I have a general question about Keras. When training a Artificial Neural Network (e.g. a Multi-Layer-Perceptron or a LSTM) with a split of training, validation and test data (e.g. 70 %, 20 %, 10 %), I would like to know which parameter configuration the trained model is eventually using for predictions?
Here I have an exmaple from a training process with 11 epoch:
I could think about 3 possible parameter configurations (surely there are also others):
- The configuration that led to the lowest error in the training dataset (which would be after the 11th epoch)
- The configuration after the last epoch (which would the after the 11th epoch, as in 1.)
- The configuration that led to the lowest error in the validation dataset (which would be after the 3rd epoch)

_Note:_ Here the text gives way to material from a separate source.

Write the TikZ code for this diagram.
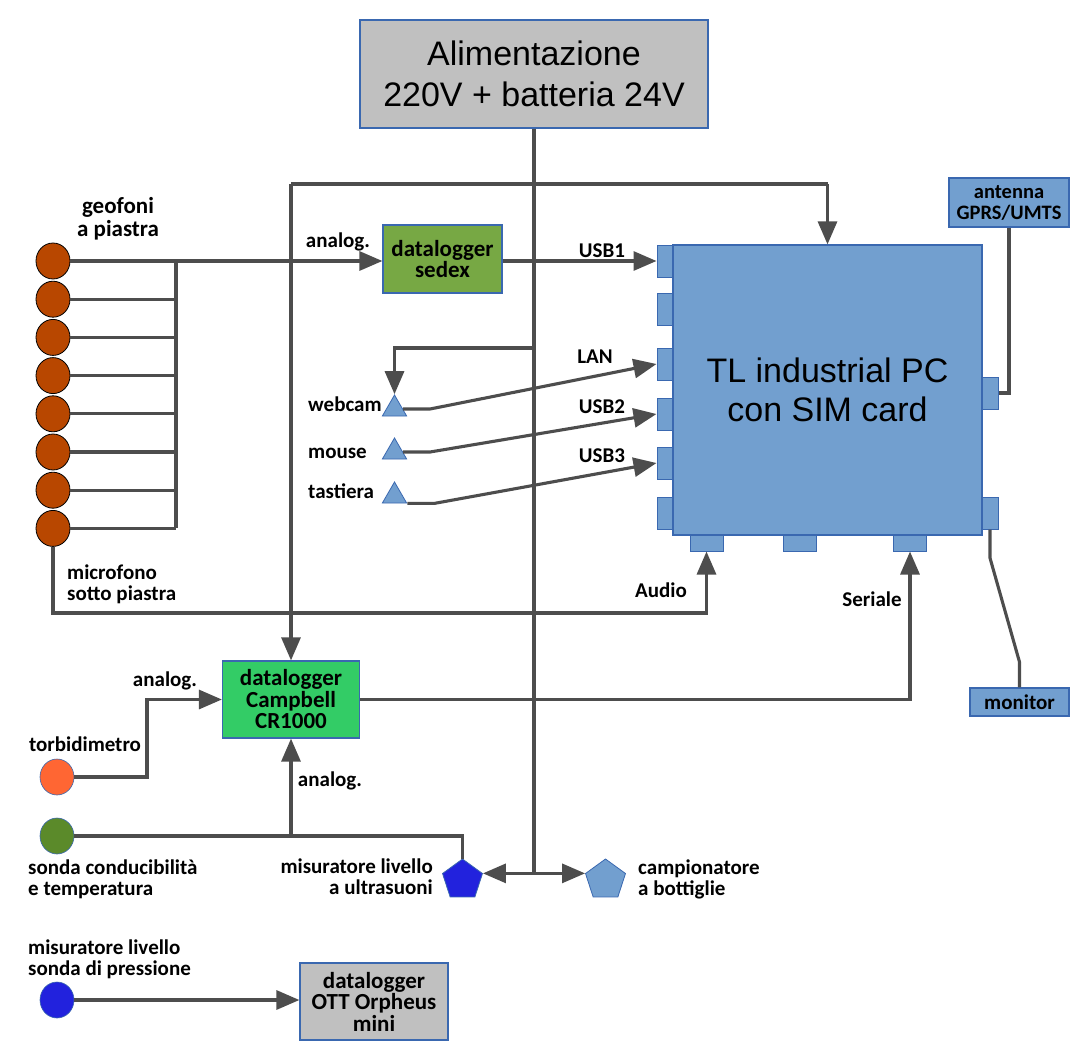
\documentclass[tikz,border=0pt]{standalone}
\usepackage{fontspec}
\setmainfont{Carlito}
\newfontfamily\arialfont{Liberation Sans}
\usetikzlibrary{arrows.meta,shapes.geometric}
\definecolor{bord}{HTML}{3A68B0}
\definecolor{pcblue}{HTML}{729FCF}
\definecolor{grayfill}{HTML}{C0C0C0}
\definecolor{sedexg}{HTML}{77A844}
\definecolor{campg}{HTML}{33CC66}
\definecolor{geob}{HTML}{B84700}
\definecolor{torbc}{HTML}{FF6633}
\definecolor{sondag}{HTML}{5B8A2A}
\definecolor{deepblue}{HTML}{2222DD}
\definecolor{wirec}{HTML}{4D4D4D}
\begin{document}
\begin{tikzpicture}[x=1pt,y=-1pt,
  lbl/.style={font=\bfseries\fontsize{21}{21}\selectfont, inner sep=0pt, align=center},
  box/.style={draw=bord, line width=1.2pt, inner sep=0pt, align=center, font=\bfseries\fontsize{23}{21.5}\selectfont},
  bigbox/.style={draw=bord, line width=1.2pt, inner sep=0pt, align=center, font=\arialfont\fontsize{34}{41}\selectfont},
  port/.style={draw=bord, line width=1pt, fill=pcblue, inner sep=0pt},
  vport/.style={port, minimum width=16pt, minimum height=32pt},
  hport/.style={port, minimum width=33pt, minimum height=16pt},
  sensor/.style={ellipse, minimum width=34pt, minimum height=36pt, inner sep=0pt, draw=bord, line width=0.6pt},
  geo/.style={sensor, draw=black, line width=0.8pt, fill=geob},
  tri/.style={regular polygon, regular polygon sides=3, minimum size=28pt, inner sep=0pt, draw=bord, line width=0.8pt, fill=pcblue},
  penta/.style={regular polygon, regular polygon sides=5, minimum size=42pt, inner sep=0pt, draw=bord, line width=0.8pt},
  wire/.style={draw=wirec, line width=3.1pt},
  arr/.style={wire, -{Triangle[length=23pt,width=19pt]}},
  darr/.style={wire, {Triangle[length=23pt,width=19pt]}-{Triangle[length=23pt,width=19pt]}}
]
\fill[white] (0,0) rectangle (1092,1062);
\useasboundingbox (0,0) rectangle (1092,1062);

% main boxes
\node[bigbox, fill=grayfill, minimum width=348pt, minimum height=108pt] (power) at (534,74) {Alimentazione\\220V + batteria 24V};

% PC ports
\node[vport] (pL1) at (665,261) {};
\node[vport] (pL2) at (665,309) {};
\node[vport] (pL3) at (665,364) {};
\node[vport] (pL4) at (665,414) {};
\node[vport] (pL5) at (665,463) {};
\node[vport] (pL6) at (665,513) {};
\node[vport] (pR1) at (990,393) {};
\node[vport] (pR2) at (990,513) {};
\node[hport] (pB1) at (706.5,543) {};
\node[hport] (pB2) at (800,543) {};
\node[hport] (pB3) at (910,543) {};
\node[bigbox, fill=pcblue, minimum width=309pt, minimum height=290pt, font=\arialfont\fontsize{34}{39}\selectfont] (pc) at (827.5,390) {TL industrial PC\\con SIM card};

\node[box, fill=pcblue, minimum width=120pt, minimum height=49pt, font=\bfseries\fontsize{20.5}{21}\selectfont] (ant) at (1009,202.5) {antenna\\GPRS/UMTS};
\node[box, fill=pcblue, minimum width=99pt, minimum height=28pt, font=\bfseries\fontsize{21}{21}\selectfont] (mon) at (1019.5,702) {monitor};
\node[box, fill=sedexg, minimum width=119pt, minimum height=68pt] (sedex) at (442.5,259) {datalogger\\sedex};
\node[box, fill=campg, minimum width=137pt, minimum height=77pt] (camp) at (291,699.5) {datalogger\\Campbell\\CR1000};
\node[box, fill=grayfill, minimum width=148pt, minimum height=77pt] (ott) at (374,1001.5) {datalogger\\OTT Orpheus\\mini};

% geofoni
\node[geo] (g1) at (53,261) {};
\node[geo] (g2) at (53,299.2) {};
\node[geo] (g3) at (53,337.4) {};
\node[geo] (g4) at (53,375.6) {};
\node[geo] (g5) at (53,413.8) {};
\node[geo] (g6) at (53,452) {};
\node[geo] (g7) at (53,490.2) {};
\node[geo] (g8) at (53,528.4) {};

% other sensors
\node[sensor, fill=torbc] (torb) at (57,777) {};
\node[sensor, fill=sondag] (sonda) at (57,836) {};
\node[sensor, fill=deepblue] (press) at (57,1000) {};
\node[tri] (webcam) at (394.5,409) {};
\node[tri] (mouse) at (394.5,452) {};
\node[tri] (tast) at (394.5,496) {};
\node[penta, fill=deepblue] (ultra) at (462.5,880) {};
\node[penta, fill=pcblue] (campi) at (605.5,880) {};

% labels
\node[lbl, font=\bfseries\fontsize{23}{23}\selectfont] (lgeo) at (118,219) {geofoni\\a piastra};
\node[lbl] (lan1) at (338,242) {analog.};
\node[lbl] (lusb1) at (602,251) {USB1};
\node[lbl] (llan) at (595,357) {LAN};
\node[lbl] (lusb2) at (602,407) {USB2};
\node[lbl] (lusb3) at (602,456) {USB3};
\node[lbl, anchor=west] (lweb) at (308,404) {webcam};
\node[lbl, anchor=west] (lmou) at (308,453) {mouse};
\node[lbl, anchor=west] (ltas) at (308,491) {tastiera};
\node[lbl, anchor=west, align=left] (lmic) at (67,584) {microfono\\sotto piastra};
\node[lbl] (laud) at (661,590) {Audio};
\node[lbl] (lser) at (872,599) {Seriale};
\node[lbl] (lan2) at (165,681) {analog.};
\node[lbl] (ltorb) at (85,744) {torbidimetro};
\node[lbl] (lan3) at (330,781) {analog.};
\node[lbl, anchor=west, align=left] (lsonda) at (28,879) {sonda conducibilità\\e temperatura};
\node[lbl, anchor=east, align=right] (lultra) at (433,877) {misuratore livello\\a ultrasuoni};
\node[lbl, anchor=west, align=left] (lcampi) at (638,879) {campionatore\\a bottiglie};
\node[lbl, anchor=west, align=left] (lpress) at (28,959) {misuratore livello\\sonda di pressione};

% coordinates
\coordinate (tl) at (291,184);
\coordinate (tr) at (827.5,184);
\coordinate (bus) at (176,0);
\coordinate (micc) at (400,613);
\coordinate (lanj) at (534,348);
\coordinate (m1) at (990,558);
\coordinate (m2) at (1019.5,662);
\coordinate (tb) at (147,740);

% power distribution
\draw[wire] (power.south) -- (power.south |- ultra.corner 5);
\draw[wire] (tl) -- (tr);
\draw[arr] (tr) -- (pc.north);
\draw[arr] (tl) -- (camp.north);
\draw[arr] (lanj) -| (webcam.north);
\draw[darr] (ultra.corner 5) -- (campi.corner 2);

% geofoni
\draw[wire] (g1 -| bus) -- (g8 -| bus);
\draw[arr] (g1.east) -- (g1 -| sedex.west);
\draw[wire] (g2.east) -- (g2 -| bus);
\draw[wire] (g3.east) -- (g3 -| bus);
\draw[wire] (g4.east) -- (g4 -| bus);
\draw[wire] (g5.east) -- (g5 -| bus);
\draw[wire] (g6.east) -- (g6 -| bus);
\draw[wire] (g7.east) -- (g7 -| bus);
\draw[wire] (g8.east) -- (g8 -| bus);
\draw[arr] (g8.south) |- (micc) -| (pB1.south);

% PC connections
\draw[arr] (sedex.east |- pL1.west) -- (pL1.west);
\draw[arr] (webcam.east) -- ++(27,0) -- (pL3.west);
\draw[arr] (mouse.east) -- ++(27,0) -- (pL4.west);
\draw[arr] (tast.corner 3) -- ++(27,0) -- (pL5.west);
\draw[arr] (camp.east) -| (pB3.south);
\draw[wire] (ant.south) |- (pR1.east);
\draw[wire] (pR2.south) -- (m1) -- (m2) -- (mon.north);

% sensors to dataloggers
\draw[arr] (torb.east) -| (tb) |- (camp.west);
\draw[wire] (sonda.east) -| (ultra.north);
\draw[arr] (sonda.east -| camp.south) -- (camp.south);
\draw[arr] (press.east) -- (press.east -| ott.west);
\end{tikzpicture}
\end{document}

If you just build the model without for example like this:
# Build the model and train it
optimizer_adam = tf.keras.optimizers.Adam(lr= 0.001)
model = keras.models.Sequential([
keras.layers.LSTM(10, return_sequences=True, input_shape=[None, numberOfInputFeatures]),
keras.layers.LSTM(10, return_sequences=True),
keras.layers.TimeDistributed(keras.layers.Dense(numberOfOutputNeurons))
])
model.compile(loss="mean_squared_error", optimizer=optimizer_adam, metrics=['mean_absolute_percentage_error'])
history = model.fit(X_train, Y_train, epochs=11, batch_size=10, validation_data=(X_valid, Y_valid))
# Predict the values from the test dataset
Y_pred = model.predict(X_test)
Can you tell me which configuration is used for predicting the values from the test dataset in the line Y_pred = model.predict(X_test)
?
CodePudding user response:
It would be the configuration after the last epoch (the 2nd possible configuration that you have mentioned).